## [SUPPLIED ENTRIES]
+++

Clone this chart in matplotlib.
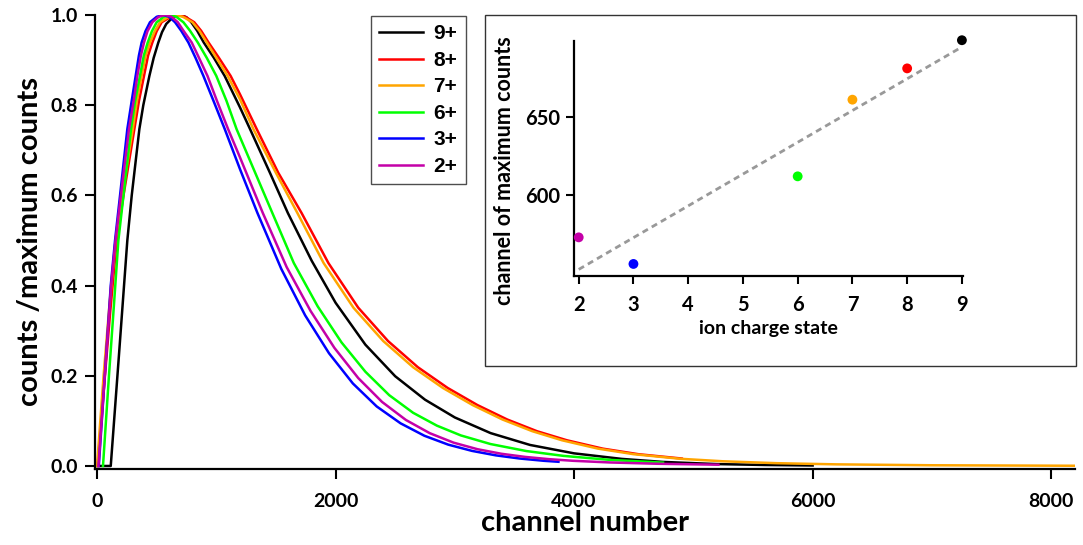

+++

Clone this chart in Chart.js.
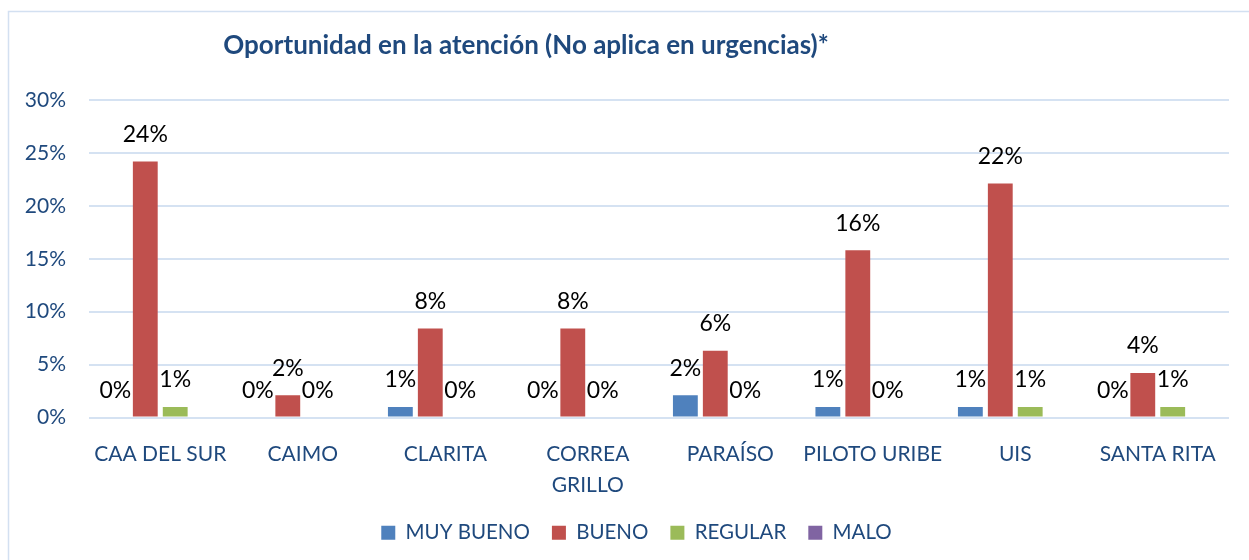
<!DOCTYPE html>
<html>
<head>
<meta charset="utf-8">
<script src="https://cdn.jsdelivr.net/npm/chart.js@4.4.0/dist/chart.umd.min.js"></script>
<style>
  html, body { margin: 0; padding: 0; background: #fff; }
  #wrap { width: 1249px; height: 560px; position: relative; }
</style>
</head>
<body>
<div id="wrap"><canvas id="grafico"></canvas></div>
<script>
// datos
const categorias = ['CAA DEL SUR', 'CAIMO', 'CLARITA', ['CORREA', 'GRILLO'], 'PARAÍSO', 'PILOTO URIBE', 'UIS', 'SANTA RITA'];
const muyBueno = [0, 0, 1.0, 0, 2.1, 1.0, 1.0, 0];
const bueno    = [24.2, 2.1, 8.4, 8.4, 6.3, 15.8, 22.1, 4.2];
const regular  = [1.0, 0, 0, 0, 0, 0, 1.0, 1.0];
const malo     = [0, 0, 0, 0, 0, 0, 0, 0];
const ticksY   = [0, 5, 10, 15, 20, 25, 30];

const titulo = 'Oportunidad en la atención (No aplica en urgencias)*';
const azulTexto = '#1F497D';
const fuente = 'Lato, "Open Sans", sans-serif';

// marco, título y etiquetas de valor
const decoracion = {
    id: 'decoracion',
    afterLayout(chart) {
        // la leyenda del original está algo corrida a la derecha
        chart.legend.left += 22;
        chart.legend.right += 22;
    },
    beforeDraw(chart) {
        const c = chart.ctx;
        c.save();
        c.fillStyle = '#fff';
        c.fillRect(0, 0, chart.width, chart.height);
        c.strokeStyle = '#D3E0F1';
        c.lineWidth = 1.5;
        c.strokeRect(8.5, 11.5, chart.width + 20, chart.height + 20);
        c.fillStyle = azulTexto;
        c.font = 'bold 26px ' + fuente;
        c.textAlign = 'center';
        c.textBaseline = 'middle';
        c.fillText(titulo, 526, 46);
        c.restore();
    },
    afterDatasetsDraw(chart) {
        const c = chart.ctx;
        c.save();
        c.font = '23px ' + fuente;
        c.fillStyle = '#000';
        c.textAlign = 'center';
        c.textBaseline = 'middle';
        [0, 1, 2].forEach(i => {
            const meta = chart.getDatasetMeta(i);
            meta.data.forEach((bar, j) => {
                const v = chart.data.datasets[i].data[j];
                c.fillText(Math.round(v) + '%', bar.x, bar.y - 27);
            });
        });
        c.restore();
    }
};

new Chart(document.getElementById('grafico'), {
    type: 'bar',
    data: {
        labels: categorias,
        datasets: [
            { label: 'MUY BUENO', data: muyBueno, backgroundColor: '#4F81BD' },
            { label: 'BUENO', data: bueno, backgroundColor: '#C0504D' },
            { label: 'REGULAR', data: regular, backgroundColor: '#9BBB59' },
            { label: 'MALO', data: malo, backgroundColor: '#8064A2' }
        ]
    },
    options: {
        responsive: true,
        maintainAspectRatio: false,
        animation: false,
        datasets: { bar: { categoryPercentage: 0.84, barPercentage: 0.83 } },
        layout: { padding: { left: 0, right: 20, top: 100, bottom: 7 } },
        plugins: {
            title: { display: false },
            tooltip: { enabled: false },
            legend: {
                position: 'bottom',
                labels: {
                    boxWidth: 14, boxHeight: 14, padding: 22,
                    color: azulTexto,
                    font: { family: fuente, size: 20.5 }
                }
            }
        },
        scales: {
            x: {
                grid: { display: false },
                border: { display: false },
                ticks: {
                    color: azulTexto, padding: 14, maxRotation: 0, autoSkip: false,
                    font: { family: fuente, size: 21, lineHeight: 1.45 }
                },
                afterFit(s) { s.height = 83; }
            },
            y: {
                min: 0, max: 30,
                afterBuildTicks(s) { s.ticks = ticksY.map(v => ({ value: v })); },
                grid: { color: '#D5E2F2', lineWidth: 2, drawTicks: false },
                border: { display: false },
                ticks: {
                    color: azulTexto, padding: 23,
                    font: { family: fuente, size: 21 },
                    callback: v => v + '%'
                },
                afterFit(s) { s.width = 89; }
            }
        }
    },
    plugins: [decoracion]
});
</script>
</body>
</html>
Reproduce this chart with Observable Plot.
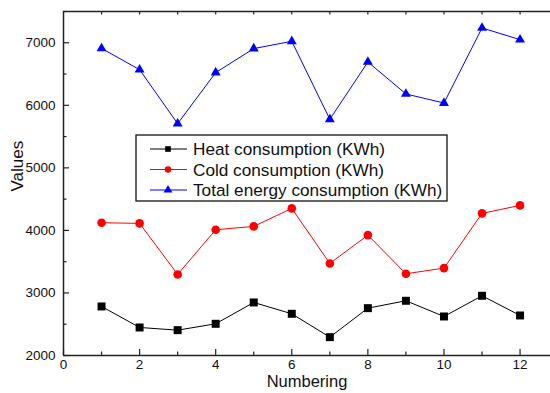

+++

## [WORK TO DO]
Each line above that holds the string "Clone" should be copied and shown.

## [COMPLETE RESPONSE]
Clone this chart in matplotlib.
Clone this chart in Chart.js.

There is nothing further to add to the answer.